We reviewed the present state of AOS technology and the scientific aspects of AOS materials and TFTs from the viewpoint of their oxide-specific electronic structures. The progress in developmental research is very rapid, and improvement in our understanding of the peculiar properties of AOSs has provided much knowledge and information. However, to transfer the AOS technology to mass-production, there remain issues to be clarified and solved. It was reported that the short-range uniformity of a-IGZO TFTs is excellent and similar to that in a-Si:H TFTs owing to the amorphous structure18, but scaling up to practical substrate sizes and examining the meter-scale uniformity by a production-compatible method such as RF/DC sputtering will be required.
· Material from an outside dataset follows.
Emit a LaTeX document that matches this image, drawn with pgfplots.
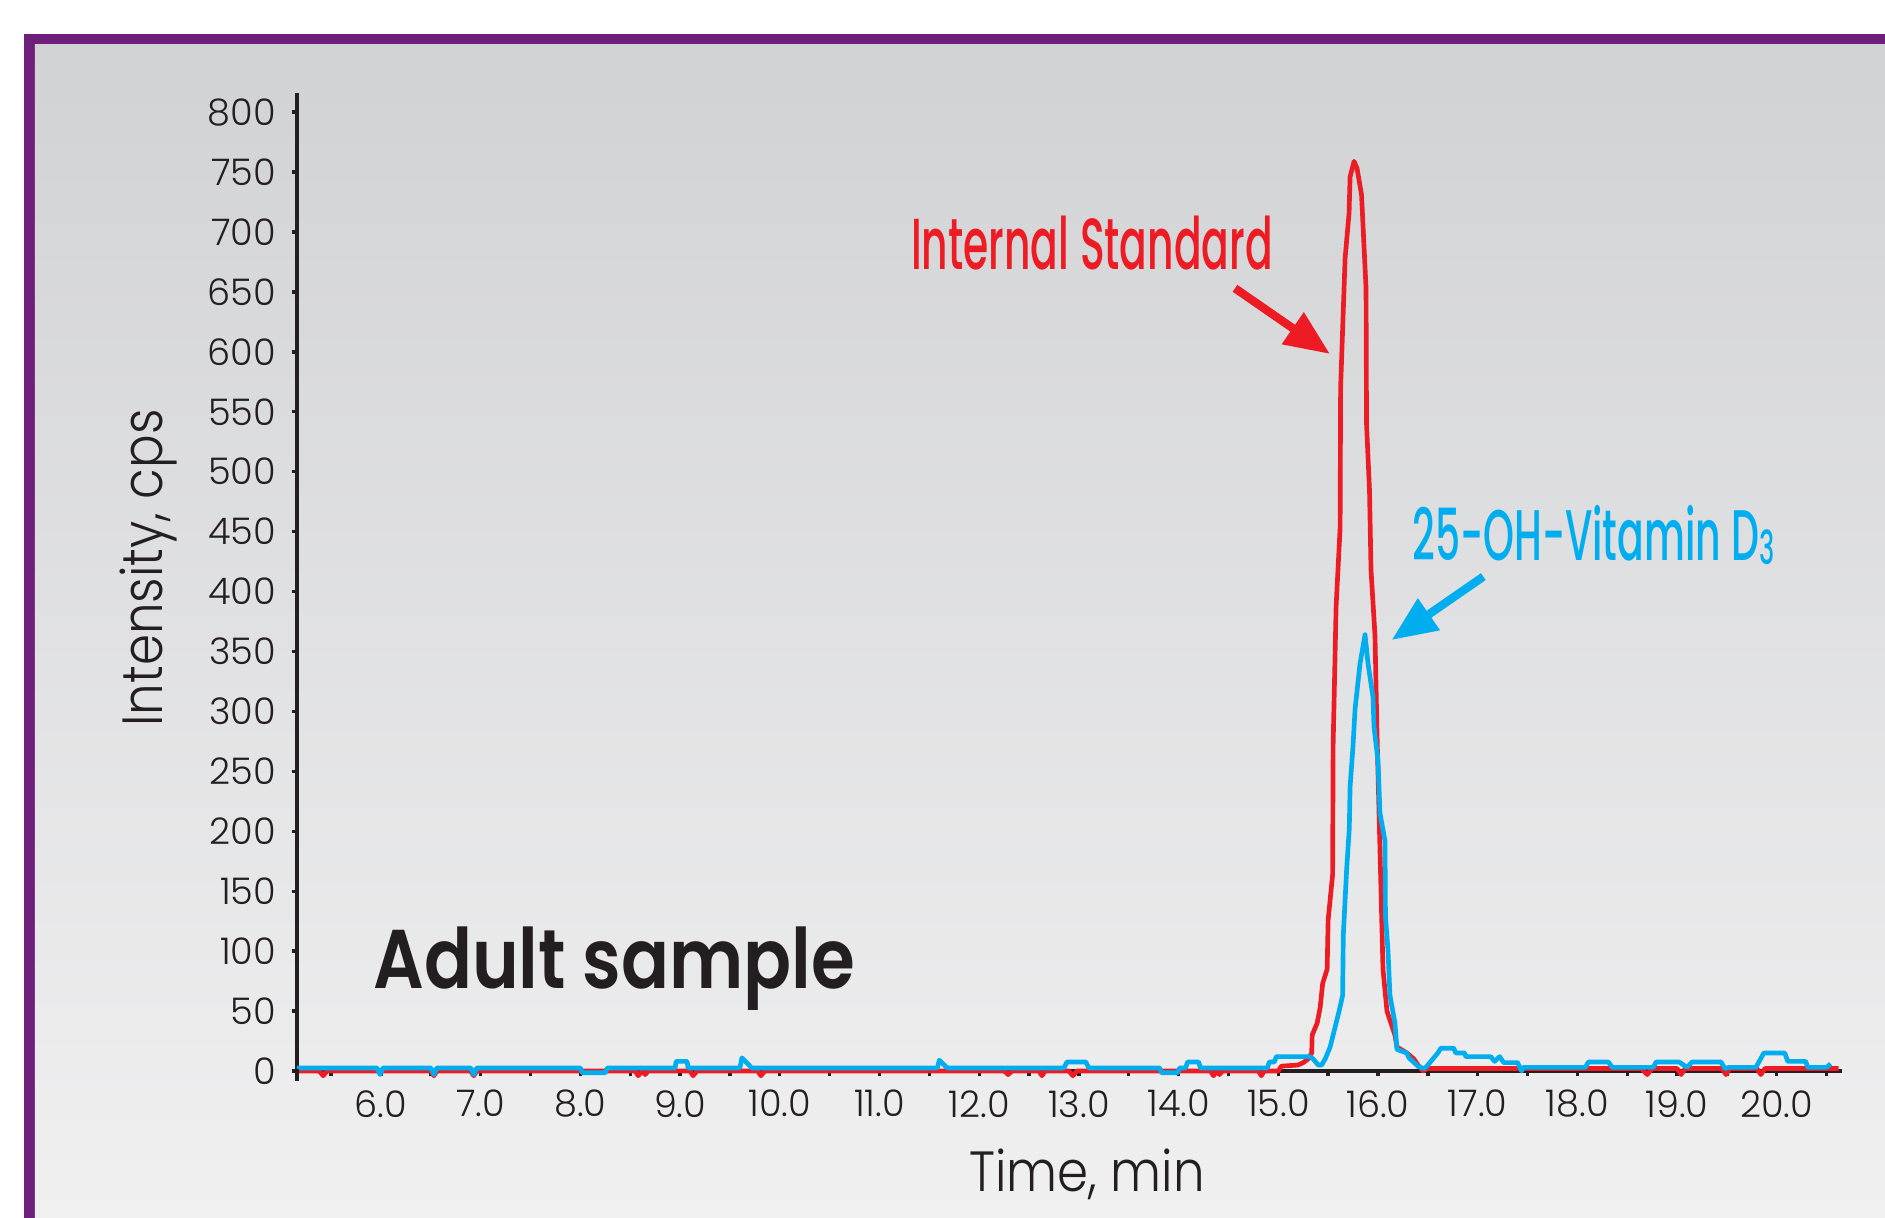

It has also been pointed that the operation characteristics of AOS TFTs are very sensitive to the atmosphere, such as oxygen, moisture and hydrogen content54,70,71,72. These are explained by the fact that the formation of oxygen deficiencies by thermal annealing under a reducing atmosphere and the incorporation of hydrogen by thermal annealing in an H2-containing atmosphere and by ion implantation easily increases the electrical conductivity even at low temperatures around 200 °C54. As seen in Figure 5(b), the oxygen deficiencies and incorporated hydrogen act as shallow donors and generate mobile electrons68. This problem is solved by employing a top protection layer (passivation layer) composed of SiOx, SiNx or similar, which blocks the penetration and diffusion of O-, H2O- and H-related molecules71. On the other hand, this sensitivity to a reducing atmosphere and hydrogen has been utilized to form improved source and drain contacts72, and has been applied to self-alignment processes73, which are expected to lead to a simpler process for flat-panel display production.
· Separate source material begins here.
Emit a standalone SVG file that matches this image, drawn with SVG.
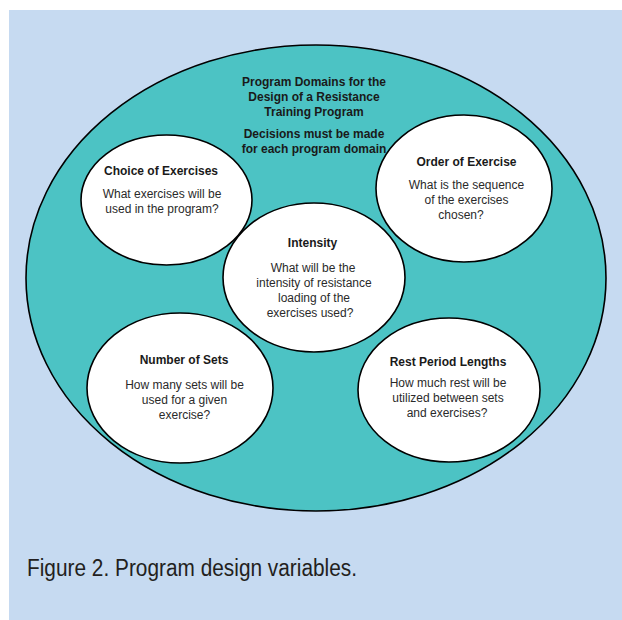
<svg xmlns="http://www.w3.org/2000/svg" width="622" height="620" viewBox="0 0 622 620">
<style>
.node{fill:#ffffff;stroke:#000000;stroke-width:1.6}
.h{font-family:"Liberation Sans",Arial,sans-serif;font-size:12px;font-weight:bold;fill:#1a1a1a;text-anchor:middle}
.b{font-family:"Liberation Sans",Arial,sans-serif;font-size:12px;fill:#2a2a2a;text-anchor:middle}
</style>
<rect x="0" y="0" width="622" height="620" fill="#ffffff"/>
<rect x="9" y="10" width="613" height="610" fill="#c6daf1"/>
<g id="domain">
<ellipse cx="316" cy="278" rx="290" ry="233" fill="#4cc3c4" stroke="#000000" stroke-width="1.6"/>
<text class="h" x="314" y="86">Program Domains for the</text>
<text class="h" x="314" y="101">Design of a Resistance</text>
<text class="h" x="314" y="116">Training Program</text>
<text class="h" x="314" y="138">Decisions must be made</text>
<text class="h" x="314" y="153">for each program domain</text>
</g>
<g id="connectors"></g>
<g id="choice">
<ellipse class="node" cx="166.5" cy="200" rx="85.5" ry="65"/>
<text class="h" x="161" y="175">Choice of Exercises</text>
<text class="b" x="162" y="198">What exercises will be</text>
<text class="b" x="162" y="213">used in the program?</text>
</g>
<g id="order">
<ellipse class="node" cx="464" cy="188.5" rx="88" ry="73.5"/>
<text class="h" x="466.5" y="166">Order of Exercise</text>
<text class="b" x="466.5" y="189">What is the sequence</text>
<text class="b" x="466.5" y="204">of the exercises</text>
<text class="b" x="461" y="219">chosen?</text>
</g>
<g id="intensity">
<ellipse class="node" cx="314" cy="277.5" rx="91" ry="74.5"/>
<text class="h" x="312.5" y="247">Intensity</text>
<text class="b" x="313" y="272">What will be the</text>
<text class="b" x="314" y="287">intensity of resistance</text>
<text class="b" x="314" y="302">loading of the</text>
<text class="b" x="310" y="317">exercises used?</text>
</g>
<g id="sets">
<ellipse class="node" cx="180" cy="388" rx="93" ry="75"/>
<text class="h" x="184" y="364">Number of Sets</text>
<text class="b" x="184.5" y="389">How many sets will be</text>
<text class="b" x="184.5" y="404">used for a given</text>
<text class="b" x="184.5" y="419">exercise?</text>
</g>
<g id="rest">
<ellipse class="node" cx="449" cy="390" rx="91" ry="72"/>
<text class="h" x="448" y="366">Rest Period Lengths</text>
<text class="b" x="448" y="387">How much rest will be</text>
<text class="b" x="448" y="402">utilized between sets</text>
<text class="b" x="447" y="417">and exercises?</text>
</g>
<text x="27" y="576" font-family="'Liberation Sans',Arial,sans-serif" font-size="23" fill="#231f20" textLength="330" lengthAdjust="spacingAndGlyphs">Figure 2. Program design variables.</text>
</svg>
The most serious problem is the long-term stability of TFT characteristics, but recent works have achieved threshold voltage shifts of less than 2 V and even smaller than 1 V74,75,76. Our group has reported that thermal annealing under a wet O2 atmosphere stabilizes the chemical bonds, leading to improved and stable TFT characteristics, and we have found that the true origin of the stability originates from the formation of acceptor-type electron traps formed under constant bias stress77. It has also been pointed that the instability issue in part comes from the adsorption and desorption of O- and H2O-related molecules, and the use of an appropriate passivation layer can improve the stability71.

Another issue that should be referred to is the photoresponse of a-IGZO TFTs. It has been pointed out that the threshold voltages of a-IGZO TFTs are shifted markedly by exposure to light, even at subgap energies78,79. For photonic devices, the strong photoresponse may be good news, and the photoexcited carriers in a-IGZO films appear to have long lifetimes. On the contrary, for TFTs in flat-panel displays, the photoresponse should be suppressed, or a light-masking layer should be adopted. In addition, subgap photon illumination causes a Vth shift in TFTs at negative bias80. As seen in Figures 2(c) and 8(d,e), the subgap photoresponse originates from the subgap DOS above the VBM. Thus, the subgap photoresponse will be solved by removing the deep DOS, the presence of which can be controlled to some extent by choosing appropriate deposition conditions, as seen in the comparison of HQ and LQ a-IGZO films in Figure 8.